To determine the insect’s host plant preference, Zebelo is conducting a “greenhouse cage experiment” that will trap 25 pairs of field-collected adult kudzu bugs starved for 24 hours with different legume varieties such as forddhook lima beans, speck beans, Jackson butterbeans and others.
This will allow Zebelo to determine which varieties the bugs prefer.
Trap cropping is essentially surrounding a crop with an attractive host plant that serves as a barrier. Crops with perimeter traps will be tested at plots in select Maryland counties, the summary said. Ideally, the trap crop will keep the kudzu bugs from invading the soybean crop when they migrate from kudzu plants mid-summer.
“Unlike other stink bugs, (the) kudzu bug shows a low tendency to move from a suitable host,” Zebelo wrote. “Therefore, they are less likely to move into the main crop from the trap crop.”
He will also use an olfactometer to test the responses of both male and female kudzu bugs to different varieties’ odors.
This will also help Zebelo identify “semiochemical attractants” — pheromones or other chemicals released by the plant that the insects use to find a host.
The cage experiment and investigation into kudzu bug attractants will exhaust the study’s first year.
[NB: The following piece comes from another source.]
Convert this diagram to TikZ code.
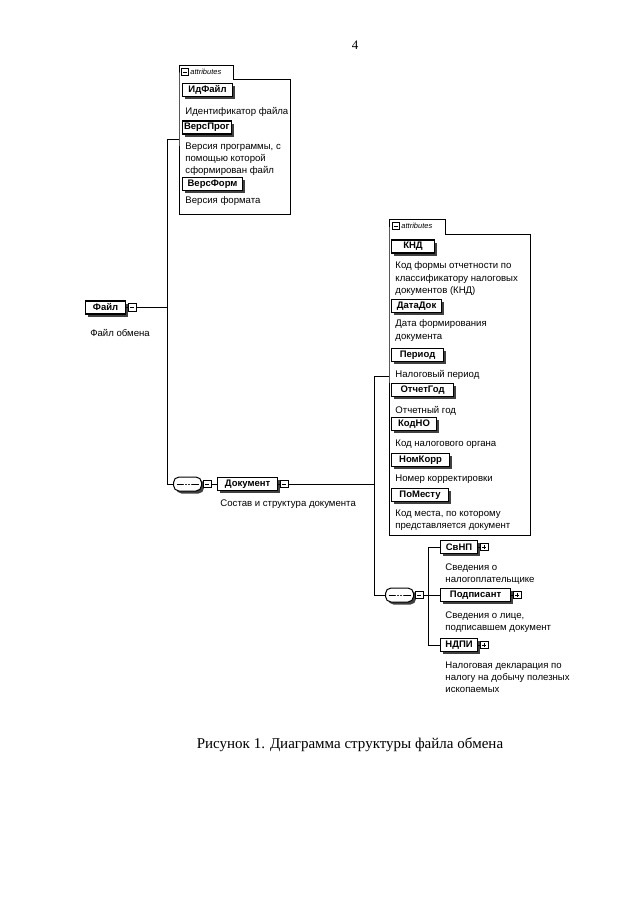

He plans to evaluate trap crops next year.
The kudzu bug was first detected in the United States in Georgia in 2009, Zebelo said. Within a year, it leapt to neighboring states. Within two years it jumped to the Carolinas, and within four it was into Delmarva and as far west as Louisiana.
When they move into a soybean crop, they feed on stems and petioles, causing average yield losses of 20 percent. Losses, however, can be as high as 60 percent.
“This exotic invader has the potential to cause severe crop losses,” Zebelo wrote in his summary. “Furthermore, kudzu bug infestation also impacts international trade and commerce.
“As the threat posed by this invasive pest is rapidly increasing, no effective detection or monitoring tools are currently available to track its movement.”